Challenge:
Skip all pictures, then copy the lines from the start of the data through the line with "import Chart from 'chart.js/auto';", keeping both ends.

Source material:
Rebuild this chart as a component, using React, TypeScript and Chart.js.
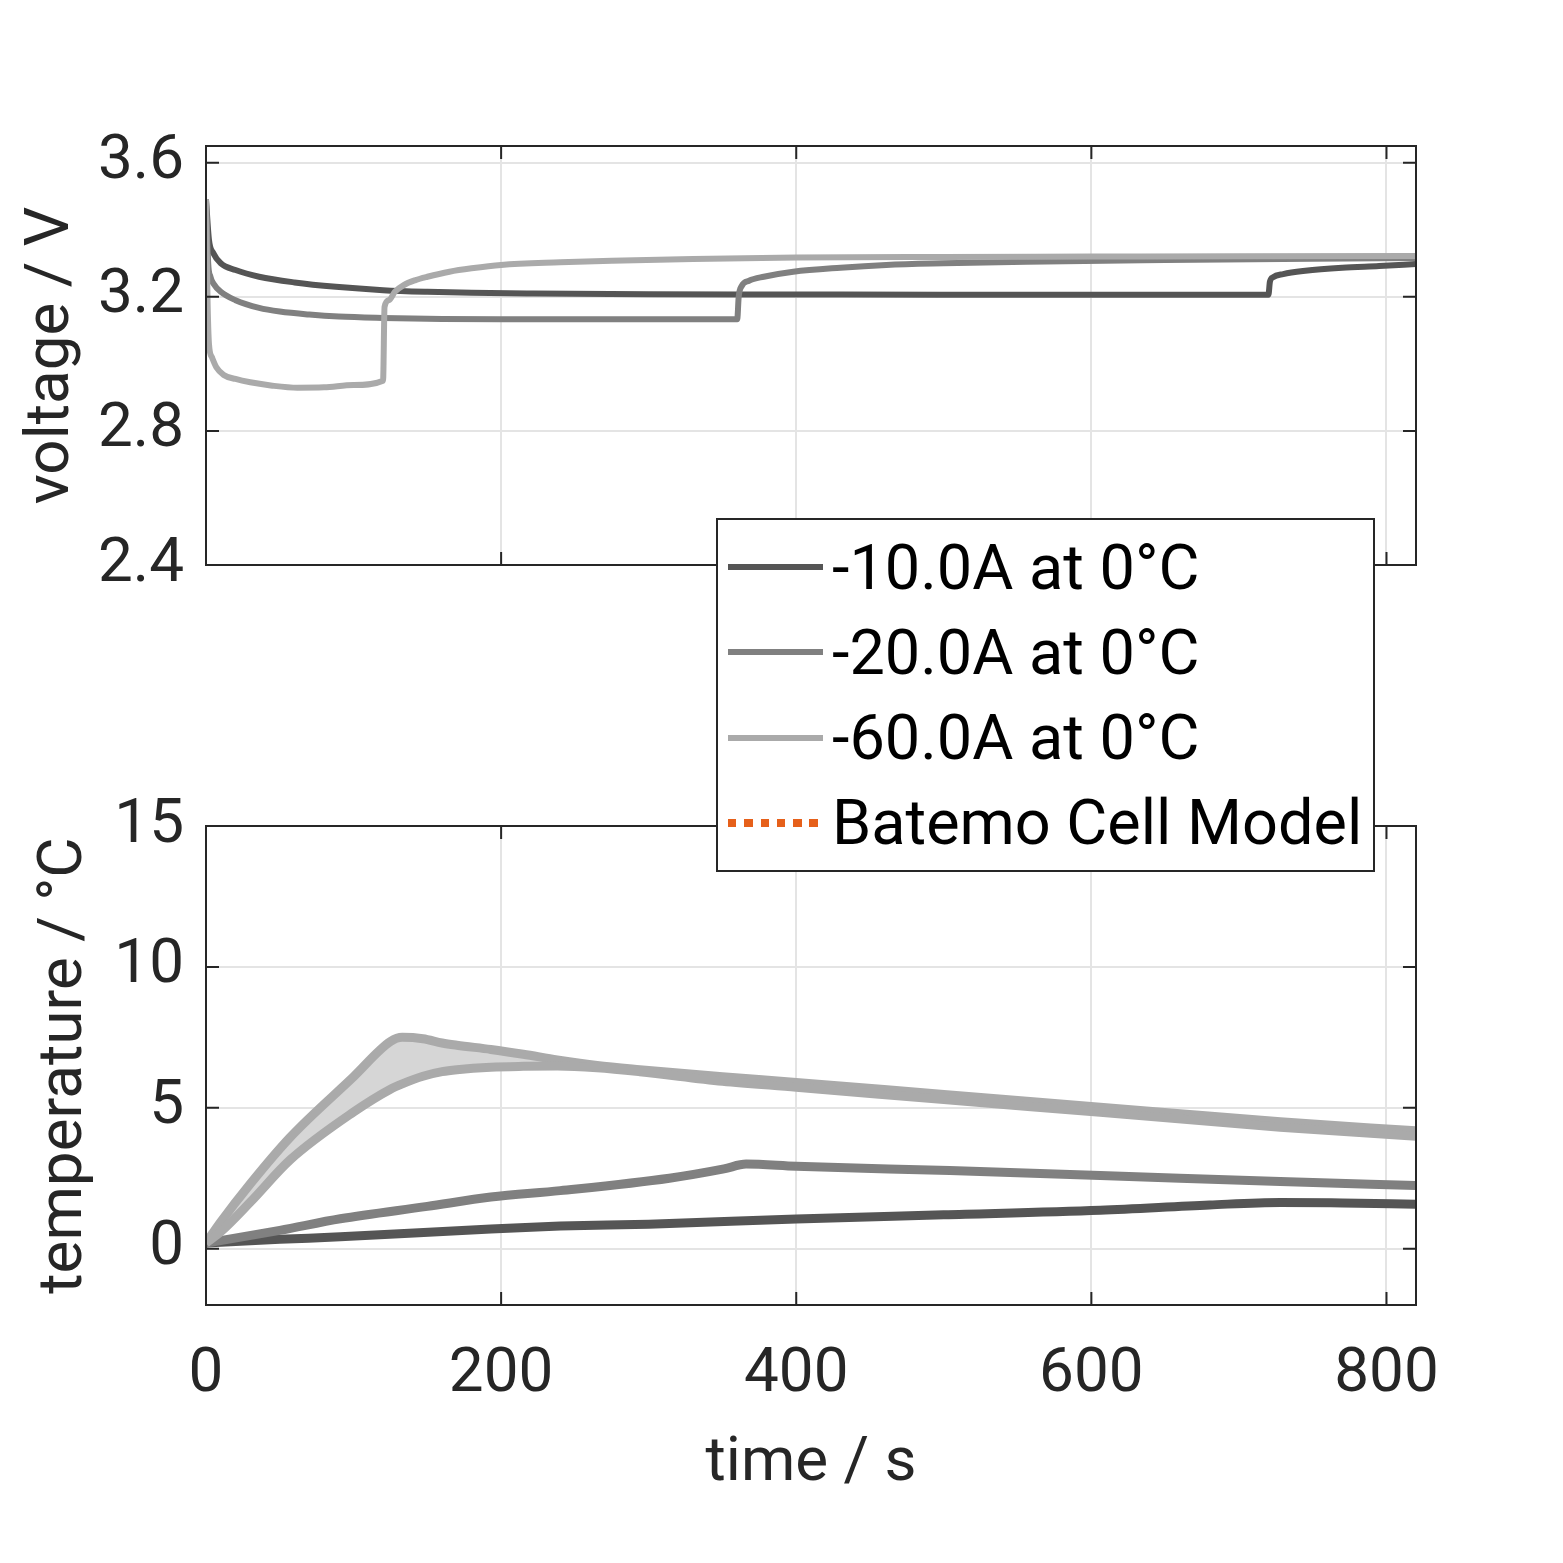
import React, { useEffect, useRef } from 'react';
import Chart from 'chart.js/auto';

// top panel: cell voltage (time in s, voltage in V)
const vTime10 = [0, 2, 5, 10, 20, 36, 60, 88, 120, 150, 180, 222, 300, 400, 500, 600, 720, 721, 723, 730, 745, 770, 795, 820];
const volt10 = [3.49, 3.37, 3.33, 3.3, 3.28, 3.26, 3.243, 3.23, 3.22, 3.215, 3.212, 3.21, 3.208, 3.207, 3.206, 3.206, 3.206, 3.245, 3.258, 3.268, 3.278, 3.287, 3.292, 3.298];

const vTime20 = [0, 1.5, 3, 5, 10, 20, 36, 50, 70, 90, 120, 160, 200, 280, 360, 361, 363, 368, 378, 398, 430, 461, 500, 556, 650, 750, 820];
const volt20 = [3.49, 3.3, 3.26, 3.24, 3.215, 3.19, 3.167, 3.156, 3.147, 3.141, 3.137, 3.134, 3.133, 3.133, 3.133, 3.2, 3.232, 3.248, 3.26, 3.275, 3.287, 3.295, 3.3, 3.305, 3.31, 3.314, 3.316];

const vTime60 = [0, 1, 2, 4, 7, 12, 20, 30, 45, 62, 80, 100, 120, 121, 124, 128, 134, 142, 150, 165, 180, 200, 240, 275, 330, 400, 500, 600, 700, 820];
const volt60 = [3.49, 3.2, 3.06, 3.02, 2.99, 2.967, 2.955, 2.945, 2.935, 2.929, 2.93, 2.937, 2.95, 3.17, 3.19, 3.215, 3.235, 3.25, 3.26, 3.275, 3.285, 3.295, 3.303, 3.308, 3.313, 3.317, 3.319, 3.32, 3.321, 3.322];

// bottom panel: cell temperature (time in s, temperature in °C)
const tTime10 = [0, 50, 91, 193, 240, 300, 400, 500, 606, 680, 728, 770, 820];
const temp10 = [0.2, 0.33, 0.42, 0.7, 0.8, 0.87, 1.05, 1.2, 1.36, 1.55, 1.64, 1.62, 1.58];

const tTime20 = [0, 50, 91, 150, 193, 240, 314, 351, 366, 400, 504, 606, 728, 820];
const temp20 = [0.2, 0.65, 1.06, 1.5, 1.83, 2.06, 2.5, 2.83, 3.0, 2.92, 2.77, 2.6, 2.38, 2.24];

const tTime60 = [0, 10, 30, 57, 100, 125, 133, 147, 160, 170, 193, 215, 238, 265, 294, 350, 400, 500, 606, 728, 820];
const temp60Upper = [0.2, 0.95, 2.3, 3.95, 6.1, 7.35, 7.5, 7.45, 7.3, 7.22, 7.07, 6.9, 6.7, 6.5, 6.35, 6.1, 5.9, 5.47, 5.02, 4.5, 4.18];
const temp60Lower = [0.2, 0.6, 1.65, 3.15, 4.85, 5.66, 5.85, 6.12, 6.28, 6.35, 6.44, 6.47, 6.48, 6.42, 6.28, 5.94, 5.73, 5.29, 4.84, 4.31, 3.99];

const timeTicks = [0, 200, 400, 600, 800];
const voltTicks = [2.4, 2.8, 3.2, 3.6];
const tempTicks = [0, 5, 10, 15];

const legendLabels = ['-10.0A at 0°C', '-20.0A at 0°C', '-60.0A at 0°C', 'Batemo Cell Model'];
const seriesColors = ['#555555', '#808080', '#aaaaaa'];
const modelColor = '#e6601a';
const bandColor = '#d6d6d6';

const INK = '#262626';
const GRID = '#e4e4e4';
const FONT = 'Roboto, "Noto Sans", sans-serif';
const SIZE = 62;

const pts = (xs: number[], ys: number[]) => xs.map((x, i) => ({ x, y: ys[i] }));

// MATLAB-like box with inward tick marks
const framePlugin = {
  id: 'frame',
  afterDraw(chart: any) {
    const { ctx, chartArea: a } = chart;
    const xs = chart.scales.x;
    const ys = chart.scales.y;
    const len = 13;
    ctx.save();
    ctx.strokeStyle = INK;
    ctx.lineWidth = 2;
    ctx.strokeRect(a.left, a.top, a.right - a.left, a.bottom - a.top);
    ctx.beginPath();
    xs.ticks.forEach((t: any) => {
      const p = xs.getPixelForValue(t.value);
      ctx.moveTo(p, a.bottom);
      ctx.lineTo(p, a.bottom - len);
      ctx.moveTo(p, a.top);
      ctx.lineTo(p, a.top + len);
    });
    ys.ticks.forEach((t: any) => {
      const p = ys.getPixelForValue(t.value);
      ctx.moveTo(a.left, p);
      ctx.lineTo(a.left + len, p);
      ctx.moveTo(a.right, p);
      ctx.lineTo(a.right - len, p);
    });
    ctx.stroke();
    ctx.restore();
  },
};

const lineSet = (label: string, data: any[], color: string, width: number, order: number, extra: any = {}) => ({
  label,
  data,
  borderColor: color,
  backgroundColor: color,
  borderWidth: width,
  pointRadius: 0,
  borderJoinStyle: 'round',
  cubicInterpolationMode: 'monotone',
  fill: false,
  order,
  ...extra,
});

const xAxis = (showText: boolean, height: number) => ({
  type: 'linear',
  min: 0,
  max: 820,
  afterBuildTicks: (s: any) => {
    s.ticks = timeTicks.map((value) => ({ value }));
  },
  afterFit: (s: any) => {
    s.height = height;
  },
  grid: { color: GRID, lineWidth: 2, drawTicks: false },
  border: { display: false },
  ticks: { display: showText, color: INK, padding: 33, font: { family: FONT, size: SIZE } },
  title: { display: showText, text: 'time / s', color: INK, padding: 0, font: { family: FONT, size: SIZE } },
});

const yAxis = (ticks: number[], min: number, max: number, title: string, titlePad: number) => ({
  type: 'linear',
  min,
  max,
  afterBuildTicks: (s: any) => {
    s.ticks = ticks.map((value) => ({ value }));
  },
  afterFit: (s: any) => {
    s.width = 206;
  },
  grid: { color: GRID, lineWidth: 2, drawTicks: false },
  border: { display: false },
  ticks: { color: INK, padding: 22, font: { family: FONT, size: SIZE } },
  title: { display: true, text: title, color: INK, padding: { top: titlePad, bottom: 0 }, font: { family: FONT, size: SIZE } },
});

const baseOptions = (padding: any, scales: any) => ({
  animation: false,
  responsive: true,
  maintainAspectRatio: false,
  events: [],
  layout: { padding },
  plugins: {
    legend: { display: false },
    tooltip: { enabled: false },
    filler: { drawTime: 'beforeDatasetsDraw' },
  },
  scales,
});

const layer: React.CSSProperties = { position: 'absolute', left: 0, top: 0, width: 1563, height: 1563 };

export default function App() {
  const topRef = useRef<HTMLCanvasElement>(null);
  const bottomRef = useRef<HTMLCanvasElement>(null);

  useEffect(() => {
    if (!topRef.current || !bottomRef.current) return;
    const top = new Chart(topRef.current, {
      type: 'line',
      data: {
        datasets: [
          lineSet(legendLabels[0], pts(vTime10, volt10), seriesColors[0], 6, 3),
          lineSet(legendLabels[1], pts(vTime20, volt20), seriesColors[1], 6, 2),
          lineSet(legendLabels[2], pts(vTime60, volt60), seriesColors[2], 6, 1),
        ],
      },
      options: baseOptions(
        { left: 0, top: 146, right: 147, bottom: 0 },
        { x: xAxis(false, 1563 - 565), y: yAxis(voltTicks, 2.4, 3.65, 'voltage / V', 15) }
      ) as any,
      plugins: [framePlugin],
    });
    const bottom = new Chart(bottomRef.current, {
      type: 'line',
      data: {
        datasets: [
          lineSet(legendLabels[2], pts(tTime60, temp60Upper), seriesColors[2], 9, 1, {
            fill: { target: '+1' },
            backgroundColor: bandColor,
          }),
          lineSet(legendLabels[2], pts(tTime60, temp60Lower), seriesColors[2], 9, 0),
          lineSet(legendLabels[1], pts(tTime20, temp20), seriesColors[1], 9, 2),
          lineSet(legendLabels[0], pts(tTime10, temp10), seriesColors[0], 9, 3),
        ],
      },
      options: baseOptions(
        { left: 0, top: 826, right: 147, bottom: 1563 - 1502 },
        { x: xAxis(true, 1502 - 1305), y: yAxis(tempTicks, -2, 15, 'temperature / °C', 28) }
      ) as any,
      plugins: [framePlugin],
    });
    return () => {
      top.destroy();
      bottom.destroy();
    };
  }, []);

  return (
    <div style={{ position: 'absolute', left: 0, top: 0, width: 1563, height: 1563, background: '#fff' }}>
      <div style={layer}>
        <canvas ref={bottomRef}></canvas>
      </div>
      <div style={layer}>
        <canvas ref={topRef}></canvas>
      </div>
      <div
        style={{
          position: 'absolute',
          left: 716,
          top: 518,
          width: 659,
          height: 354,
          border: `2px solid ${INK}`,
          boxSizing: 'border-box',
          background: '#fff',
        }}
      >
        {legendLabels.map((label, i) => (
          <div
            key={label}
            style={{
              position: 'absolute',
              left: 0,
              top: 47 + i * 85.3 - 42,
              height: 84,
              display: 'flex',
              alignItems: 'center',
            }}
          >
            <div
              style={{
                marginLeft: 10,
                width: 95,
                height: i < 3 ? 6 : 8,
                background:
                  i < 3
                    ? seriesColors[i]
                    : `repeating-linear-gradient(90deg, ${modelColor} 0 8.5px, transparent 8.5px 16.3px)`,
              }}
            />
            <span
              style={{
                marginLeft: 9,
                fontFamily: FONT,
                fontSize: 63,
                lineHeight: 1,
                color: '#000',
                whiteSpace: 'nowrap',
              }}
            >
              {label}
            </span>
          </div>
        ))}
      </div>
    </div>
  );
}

The result:
Rebuild this chart as a component, using React, TypeScript and Chart.js.
import React, { useEffect, useRef } from 'react';
import Chart from 'chart.js/auto';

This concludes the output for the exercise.